On a dark November night in 1993, my friend Trudy and I were zipping down a two-lane highway outside Tyler, Texas when I shouted Stop! Turn around! Go back! Go back!   Trudy, who was driving-- and being one of my oldest and most trusted friends-- made an immediate u-turn. And then another, until we were bouncing up a dirt driveway to a rundown mobile home.
  There, in the dark, strung across a clothesline, were a bunch of lit-up plastic spheres. Each one blinking, dancing, whirling to its own multi-colored rhythm. It looked like a formation of little UFOs hovering over this empty piece of Texas.
  A man carrying a beer came out. (By this time, Trudy thought I was totally crazy. I mean, we're on a dark stretch of Texas highway about to talk to an inebriated man-stranger outside a battered mobile home.)
  I was hypnotized. I got out of the car and walked over to the clothesline. The man said the lightballs were for sale. "Cuplights" he called them.
  He pulled one down, and up close, I could see it was nothing more than a bunch of plastic cups and a string of Christmas lights. It was hard to imagine such humble objects coming together to make something so absolutely magical.
  We bought three: one for me, one for Trudy, and one for our childhood friend, Finley, who we were on our way to see in Dallas.
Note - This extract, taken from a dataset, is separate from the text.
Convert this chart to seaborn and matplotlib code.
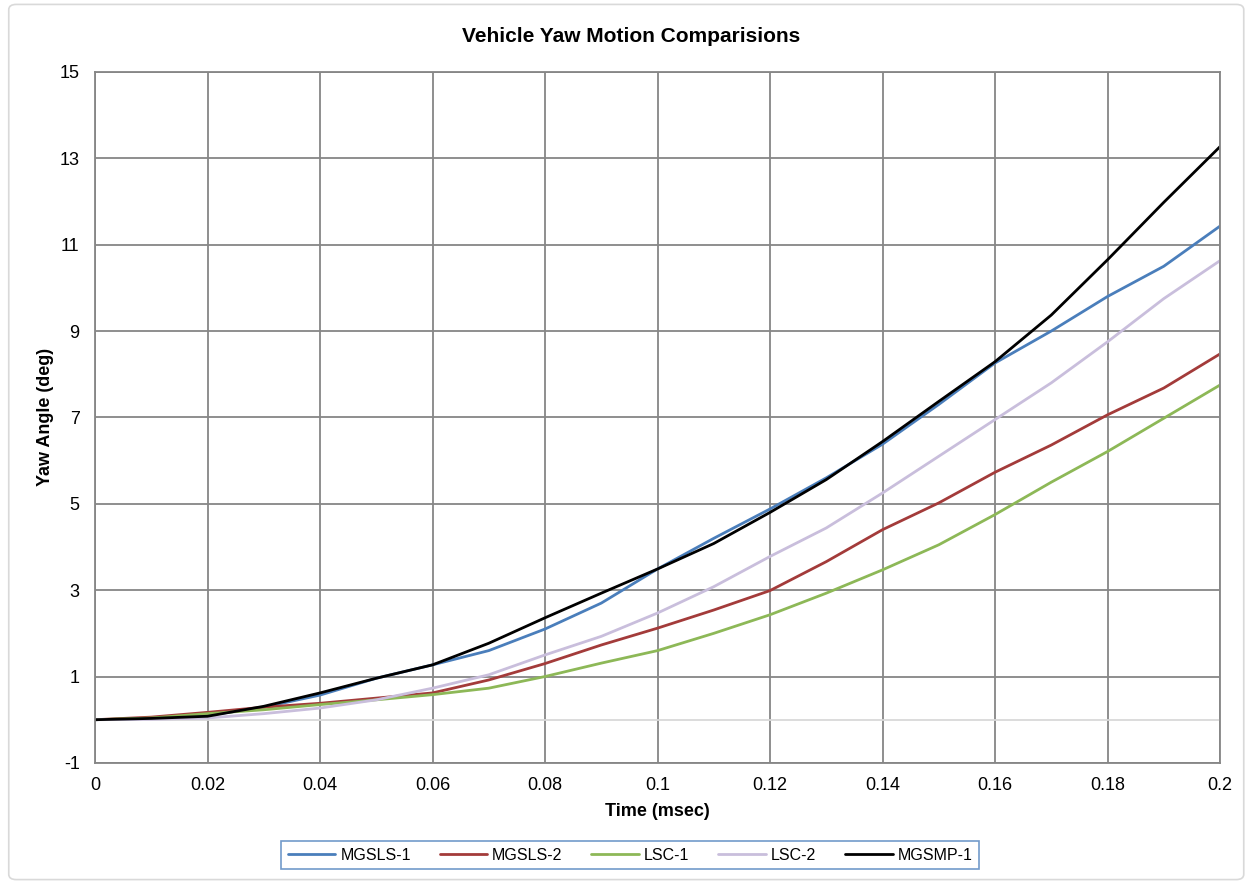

  A few days later I flew home to Richmond clutching my "cuplight" as a carry-on. It
 

 

 

was an immediate hit with my children, and that Christmas it became a treasured holiday tradition. (I don't remember when we first called it a Sparkle-ball, but we did and that's what it's been ever since.)
  
All these years that old Sparkleball has been my constant companion. Through divorce and a move from Richmond to Chapel Hill, North Carolina. Across the country to San Diego where I lived (and surfed) for ten years. And now remarried, and living in Texas. A full cycle.
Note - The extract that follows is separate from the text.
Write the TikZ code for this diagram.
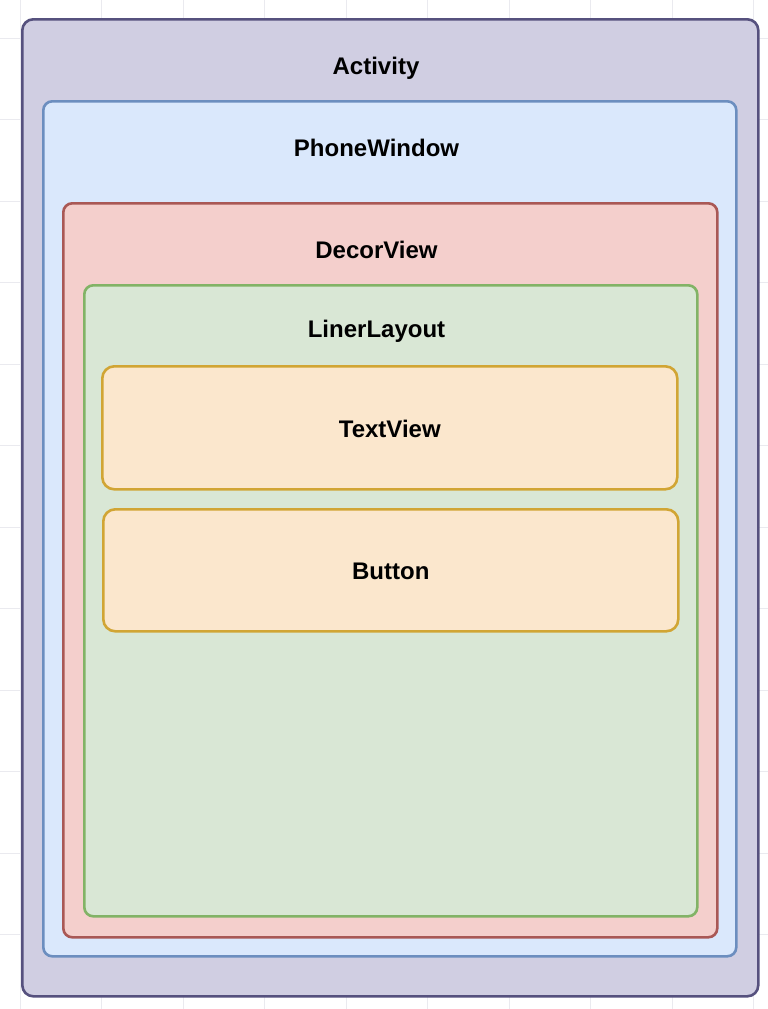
\documentclass[tikz,border=0pt]{standalone}
\usepackage{fontspec}
\setmainfont{Liberation Sans}
\definecolor{actfill}{HTML}{D0CEE2}
\definecolor{actline}{HTML}{56517E}
\definecolor{pwfill}{HTML}{DAE8FC}
\definecolor{pwline}{HTML}{6C8EBF}
\definecolor{dvfill}{HTML}{F4CFCC}
\definecolor{dvline}{HTML}{A95855}
\definecolor{llfill}{HTML}{D9E7D5}
\definecolor{llline}{HTML}{82B366}
\definecolor{tvfill}{HTML}{FBE7CD}
\definecolor{tvline}{HTML}{D1A534}
\definecolor{gridc}{HTML}{EAEAEF}
\tikzset{
  box/.style={draw, rounded corners=9pt, line width=2.6pt, anchor=north west, inner sep=0pt},
  lbl/.style={font=\fontsize{24}{28}\selectfont\bfseries, text=black, inner sep=0pt}
}
\begin{document}
\begin{tikzpicture}[x=1pt,y=-1pt]
\useasboundingbox (0,0) rectangle (768,1009);
\fill[white] (0,0) rectangle (768,1009);
\foreach \gx in {20,101.5,183,264.5,346,427.5,509,590.5,672,753.5}
  \draw[gridc, line width=1pt] (\gx,0) -- (\gx,1009);
\foreach \gy in {38,119.5,201,282.5,364,445.5,527,608.5,690,771.5,853,934.5}
  \draw[gridc, line width=1pt] (0,\gy) -- (768,\gy);
\node[box, fill=actfill, draw=actline, minimum width=736pt, minimum height=977pt, rounded corners=11pt] (activity) at (21,18) {};
\node[box, fill=pwfill, draw=pwline, minimum width=693pt, minimum height=855pt] (phonewindow) at (42,100) {};
\node[box, fill=dvfill, draw=dvline, minimum width=654pt, minimum height=734pt] (decorview) at (62,202) {};
\node[box, fill=llfill, draw=llline, minimum width=613pt, minimum height=631pt] (linerlayout) at (83,284) {};
\node[box, fill=tvfill, draw=tvline, minimum width=575pt, minimum height=123pt, rounded corners=12pt] (textview) at (101,365) {};
\node[box, fill=tvfill, draw=tvline, minimum width=575pt, minimum height=122pt, rounded corners=12pt] (button) at (102,508) {};
\node[lbl] (activitylbl) at (376,68) {Activity};
\node[lbl] (phonewindowlbl) at (376.5,148) {PhoneWindow};
\node[lbl] (decorviewlbl) at (376.5,250) {DecorView};
\node[lbl] (linerlayoutlbl) at (376.5,331) {LinerLayout};
\node[lbl] (textviewlbl) at ([yshift=-1pt]textview.center) {TextView};
\node[lbl] (buttonlbl) at ([yshift=-1pt]button.center) {Button};
\end{tikzpicture}
\end{document}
  Like me, the Sparkleball is a little worse for wear. Some of the cups are paper-clipped together. Others are stapled. I've mended it over and over, but the lights still work fifteen years later.
 
I finally taught myself how to make Sparkleballs and now have made dozens. I've had Sparkleball-Making Parties. I made Sparkleballs for a bar in San Diego. Friends say I should start a business or charge for the instructions.
 
But every Christmas when I hang up my original Sparkle- ball and plug it in, I'm reminded of that dark Texas night and how it's those little detours we take in life that give us the most joy. And I reaffirm the fact that if I, an egghead serious negativizer, can get this much pleasure from something so simple, maybe I need to give it away. This website lets me do that.
 
Just call me a Missionary of Sparkleballs.